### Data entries
%%

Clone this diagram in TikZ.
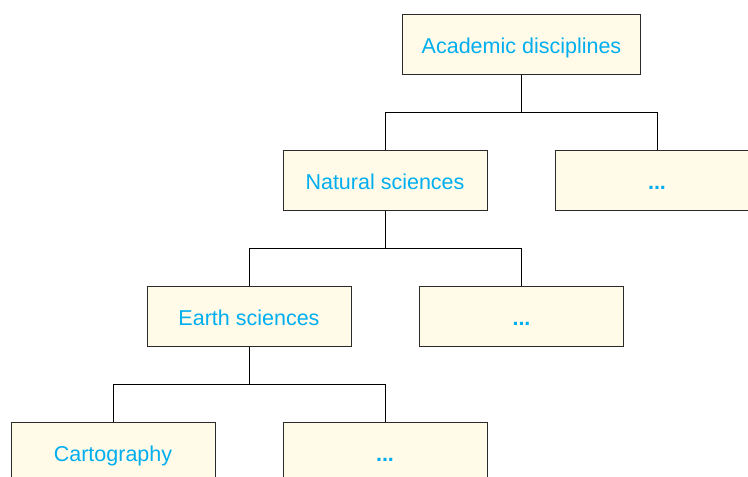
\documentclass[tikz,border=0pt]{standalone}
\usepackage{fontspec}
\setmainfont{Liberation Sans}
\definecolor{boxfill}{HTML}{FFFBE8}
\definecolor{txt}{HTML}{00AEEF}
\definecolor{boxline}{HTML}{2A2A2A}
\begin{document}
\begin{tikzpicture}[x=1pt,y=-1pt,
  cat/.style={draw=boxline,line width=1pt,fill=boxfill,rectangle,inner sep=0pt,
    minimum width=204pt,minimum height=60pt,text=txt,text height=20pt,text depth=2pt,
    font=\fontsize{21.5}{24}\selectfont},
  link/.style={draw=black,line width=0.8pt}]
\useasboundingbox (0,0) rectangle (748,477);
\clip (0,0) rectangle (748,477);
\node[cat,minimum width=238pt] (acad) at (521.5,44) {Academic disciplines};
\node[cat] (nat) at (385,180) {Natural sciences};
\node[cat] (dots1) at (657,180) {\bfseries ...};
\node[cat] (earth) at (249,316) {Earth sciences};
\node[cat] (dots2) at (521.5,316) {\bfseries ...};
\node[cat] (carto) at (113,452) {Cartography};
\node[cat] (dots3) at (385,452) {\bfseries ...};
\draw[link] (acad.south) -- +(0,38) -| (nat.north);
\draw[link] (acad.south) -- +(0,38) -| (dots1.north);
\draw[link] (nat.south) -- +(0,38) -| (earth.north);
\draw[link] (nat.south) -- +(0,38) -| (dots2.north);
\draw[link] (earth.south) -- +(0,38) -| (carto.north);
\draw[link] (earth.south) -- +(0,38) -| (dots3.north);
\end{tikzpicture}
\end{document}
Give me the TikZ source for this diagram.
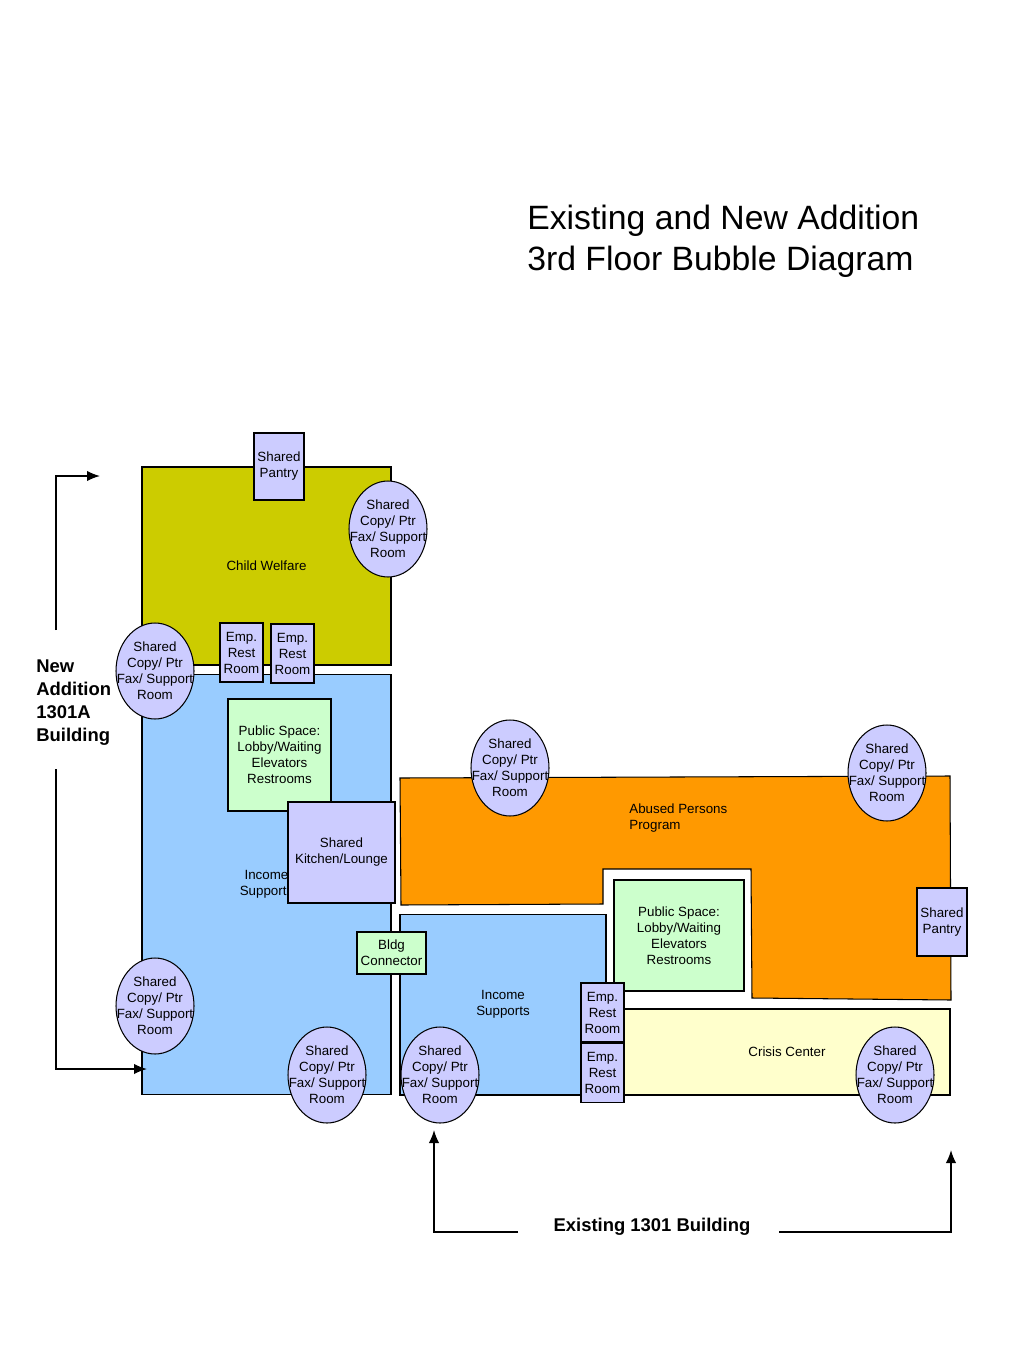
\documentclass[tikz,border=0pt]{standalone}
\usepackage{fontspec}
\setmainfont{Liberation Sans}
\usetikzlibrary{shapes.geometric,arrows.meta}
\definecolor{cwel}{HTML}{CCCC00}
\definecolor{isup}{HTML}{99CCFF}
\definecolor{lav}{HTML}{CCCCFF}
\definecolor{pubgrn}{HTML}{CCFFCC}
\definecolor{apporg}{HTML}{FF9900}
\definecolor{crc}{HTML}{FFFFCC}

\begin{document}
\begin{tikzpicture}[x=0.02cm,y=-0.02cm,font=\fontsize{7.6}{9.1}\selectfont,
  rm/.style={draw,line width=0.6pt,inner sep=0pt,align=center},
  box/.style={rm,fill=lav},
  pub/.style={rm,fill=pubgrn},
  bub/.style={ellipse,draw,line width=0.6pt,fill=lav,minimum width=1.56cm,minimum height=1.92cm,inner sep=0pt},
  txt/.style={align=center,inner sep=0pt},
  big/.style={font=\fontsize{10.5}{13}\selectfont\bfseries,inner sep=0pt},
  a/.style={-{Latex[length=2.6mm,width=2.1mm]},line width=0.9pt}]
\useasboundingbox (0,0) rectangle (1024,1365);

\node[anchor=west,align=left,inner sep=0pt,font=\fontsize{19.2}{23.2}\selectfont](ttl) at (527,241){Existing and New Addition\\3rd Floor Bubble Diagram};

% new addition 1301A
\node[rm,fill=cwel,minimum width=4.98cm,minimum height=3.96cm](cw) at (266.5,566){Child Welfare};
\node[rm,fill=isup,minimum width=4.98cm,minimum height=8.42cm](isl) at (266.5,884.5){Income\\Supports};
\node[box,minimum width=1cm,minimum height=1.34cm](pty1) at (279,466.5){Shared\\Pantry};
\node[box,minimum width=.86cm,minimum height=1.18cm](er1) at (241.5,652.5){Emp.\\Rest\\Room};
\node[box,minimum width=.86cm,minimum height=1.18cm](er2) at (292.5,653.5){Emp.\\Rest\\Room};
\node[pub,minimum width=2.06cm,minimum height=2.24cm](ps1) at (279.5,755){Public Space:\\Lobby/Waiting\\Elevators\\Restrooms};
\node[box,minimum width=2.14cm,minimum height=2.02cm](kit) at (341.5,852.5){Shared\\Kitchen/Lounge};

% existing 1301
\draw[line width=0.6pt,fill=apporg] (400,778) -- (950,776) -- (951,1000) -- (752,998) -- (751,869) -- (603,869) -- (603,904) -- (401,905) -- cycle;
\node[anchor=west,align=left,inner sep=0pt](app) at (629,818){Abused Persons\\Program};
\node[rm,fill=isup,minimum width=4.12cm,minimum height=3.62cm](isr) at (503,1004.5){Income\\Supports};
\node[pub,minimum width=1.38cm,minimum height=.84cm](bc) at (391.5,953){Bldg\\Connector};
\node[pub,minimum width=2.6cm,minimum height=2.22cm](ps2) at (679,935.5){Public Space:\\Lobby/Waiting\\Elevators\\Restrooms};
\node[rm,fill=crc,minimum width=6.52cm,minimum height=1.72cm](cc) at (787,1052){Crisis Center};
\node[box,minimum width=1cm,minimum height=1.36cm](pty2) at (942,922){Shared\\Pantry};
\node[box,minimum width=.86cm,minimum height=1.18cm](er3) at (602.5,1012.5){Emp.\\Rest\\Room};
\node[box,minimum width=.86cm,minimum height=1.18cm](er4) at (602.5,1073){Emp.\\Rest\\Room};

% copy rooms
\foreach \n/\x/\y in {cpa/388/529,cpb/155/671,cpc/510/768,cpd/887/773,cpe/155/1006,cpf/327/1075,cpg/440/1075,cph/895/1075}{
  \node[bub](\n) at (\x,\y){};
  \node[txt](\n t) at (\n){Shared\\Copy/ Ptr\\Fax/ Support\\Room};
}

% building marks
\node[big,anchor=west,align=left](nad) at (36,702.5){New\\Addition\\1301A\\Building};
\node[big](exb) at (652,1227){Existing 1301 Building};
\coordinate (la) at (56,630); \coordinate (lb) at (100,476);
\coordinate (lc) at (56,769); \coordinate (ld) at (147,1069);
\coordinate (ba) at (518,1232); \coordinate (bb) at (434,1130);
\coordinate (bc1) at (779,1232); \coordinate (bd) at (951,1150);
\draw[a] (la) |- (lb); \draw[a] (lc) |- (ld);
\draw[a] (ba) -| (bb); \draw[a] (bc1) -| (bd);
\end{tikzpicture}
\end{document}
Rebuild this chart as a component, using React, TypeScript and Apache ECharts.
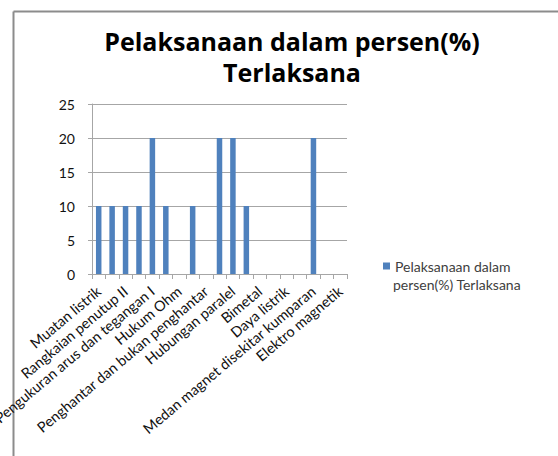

%%

### Set task
Reproduce every entry word for word, but omit the pictures.

### Final result
Clone this diagram in TikZ.
\documentclass[tikz,border=0pt]{standalone}
\usepackage{fontspec}
\setmainfont{Liberation Sans}
\definecolor{boxfill}{HTML}{FFFBE8}
\definecolor{txt}{HTML}{00AEEF}
\definecolor{boxline}{HTML}{2A2A2A}
\begin{document}
\begin{tikzpicture}[x=1pt,y=-1pt,
  cat/.style={draw=boxline,line width=1pt,fill=boxfill,rectangle,inner sep=0pt,
    minimum width=204pt,minimum height=60pt,text=txt,text height=20pt,text depth=2pt,
    font=\fontsize{21.5}{24}\selectfont},
  link/.style={draw=black,line width=0.8pt}]
\useasboundingbox (0,0) rectangle (748,477);
\clip (0,0) rectangle (748,477);
\node[cat,minimum width=238pt] (acad) at (521.5,44) {Academic disciplines};
\node[cat] (nat) at (385,180) {Natural sciences};
\node[cat] (dots1) at (657,180) {\bfseries ...};
\node[cat] (earth) at (249,316) {Earth sciences};
\node[cat] (dots2) at (521.5,316) {\bfseries ...};
\node[cat] (carto) at (113,452) {Cartography};
\node[cat] (dots3) at (385,452) {\bfseries ...};
\draw[link] (acad.south) -- +(0,38) -| (nat.north);
\draw[link] (acad.south) -- +(0,38) -| (dots1.north);
\draw[link] (nat.south) -- +(0,38) -| (earth.north);
\draw[link] (nat.south) -- +(0,38) -| (dots2.north);
\draw[link] (earth.south) -- +(0,38) -| (carto.north);
\draw[link] (earth.south) -- +(0,38) -| (dots3.north);
\end{tikzpicture}
\end{document}
Give me the TikZ source for this diagram.
\documentclass[tikz,border=0pt]{standalone}
\usepackage{fontspec}
\setmainfont{Liberation Sans}
\usetikzlibrary{shapes.geometric,arrows.meta}
\definecolor{cwel}{HTML}{CCCC00}
\definecolor{isup}{HTML}{99CCFF}
\definecolor{lav}{HTML}{CCCCFF}
\definecolor{pubgrn}{HTML}{CCFFCC}
\definecolor{apporg}{HTML}{FF9900}
\definecolor{crc}{HTML}{FFFFCC}

\begin{document}
\begin{tikzpicture}[x=0.02cm,y=-0.02cm,font=\fontsize{7.6}{9.1}\selectfont,
  rm/.style={draw,line width=0.6pt,inner sep=0pt,align=center},
  box/.style={rm,fill=lav},
  pub/.style={rm,fill=pubgrn},
  bub/.style={ellipse,draw,line width=0.6pt,fill=lav,minimum width=1.56cm,minimum height=1.92cm,inner sep=0pt},
  txt/.style={align=center,inner sep=0pt},
  big/.style={font=\fontsize{10.5}{13}\selectfont\bfseries,inner sep=0pt},
  a/.style={-{Latex[length=2.6mm,width=2.1mm]},line width=0.9pt}]
\useasboundingbox (0,0) rectangle (1024,1365);

\node[anchor=west,align=left,inner sep=0pt,font=\fontsize{19.2}{23.2}\selectfont](ttl) at (527,241){Existing and New Addition\\3rd Floor Bubble Diagram};

% new addition 1301A
\node[rm,fill=cwel,minimum width=4.98cm,minimum height=3.96cm](cw) at (266.5,566){Child Welfare};
\node[rm,fill=isup,minimum width=4.98cm,minimum height=8.42cm](isl) at (266.5,884.5){Income\\Supports};
\node[box,minimum width=1cm,minimum height=1.34cm](pty1) at (279,466.5){Shared\\Pantry};
\node[box,minimum width=.86cm,minimum height=1.18cm](er1) at (241.5,652.5){Emp.\\Rest\\Room};
\node[box,minimum width=.86cm,minimum height=1.18cm](er2) at (292.5,653.5){Emp.\\Rest\\Room};
\node[pub,minimum width=2.06cm,minimum height=2.24cm](ps1) at (279.5,755){Public Space:\\Lobby/Waiting\\Elevators\\Restrooms};
\node[box,minimum width=2.14cm,minimum height=2.02cm](kit) at (341.5,852.5){Shared\\Kitchen/Lounge};

% existing 1301
\draw[line width=0.6pt,fill=apporg] (400,778) -- (950,776) -- (951,1000) -- (752,998) -- (751,869) -- (603,869) -- (603,904) -- (401,905) -- cycle;
\node[anchor=west,align=left,inner sep=0pt](app) at (629,818){Abused Persons\\Program};
\node[rm,fill=isup,minimum width=4.12cm,minimum height=3.62cm](isr) at (503,1004.5){Income\\Supports};
\node[pub,minimum width=1.38cm,minimum height=.84cm](bc) at (391.5,953){Bldg\\Connector};
\node[pub,minimum width=2.6cm,minimum height=2.22cm](ps2) at (679,935.5){Public Space:\\Lobby/Waiting\\Elevators\\Restrooms};
\node[rm,fill=crc,minimum width=6.52cm,minimum height=1.72cm](cc) at (787,1052){Crisis Center};
\node[box,minimum width=1cm,minimum height=1.36cm](pty2) at (942,922){Shared\\Pantry};
\node[box,minimum width=.86cm,minimum height=1.18cm](er3) at (602.5,1012.5){Emp.\\Rest\\Room};
\node[box,minimum width=.86cm,minimum height=1.18cm](er4) at (602.5,1073){Emp.\\Rest\\Room};

% copy rooms
\foreach \n/\x/\y in {cpa/388/529,cpb/155/671,cpc/510/768,cpd/887/773,cpe/155/1006,cpf/327/1075,cpg/440/1075,cph/895/1075}{
  \node[bub](\n) at (\x,\y){};
  \node[txt](\n t) at (\n){Shared\\Copy/ Ptr\\Fax/ Support\\Room};
}

% building marks
\node[big,anchor=west,align=left](nad) at (36,702.5){New\\Addition\\1301A\\Building};
\node[big](exb) at (652,1227){Existing 1301 Building};
\coordinate (la) at (56,630); \coordinate (lb) at (100,476);
\coordinate (lc) at (56,769); \coordinate (ld) at (147,1069);
\coordinate (ba) at (518,1232); \coordinate (bb) at (434,1130);
\coordinate (bc1) at (779,1232); \coordinate (bd) at (951,1150);
\draw[a] (la) |- (lb); \draw[a] (lc) |- (ld);
\draw[a] (ba) -| (bb); \draw[a] (bc1) -| (bd);
\end{tikzpicture}
\end{document}
Rebuild this chart as a component, using React, TypeScript and Apache ECharts.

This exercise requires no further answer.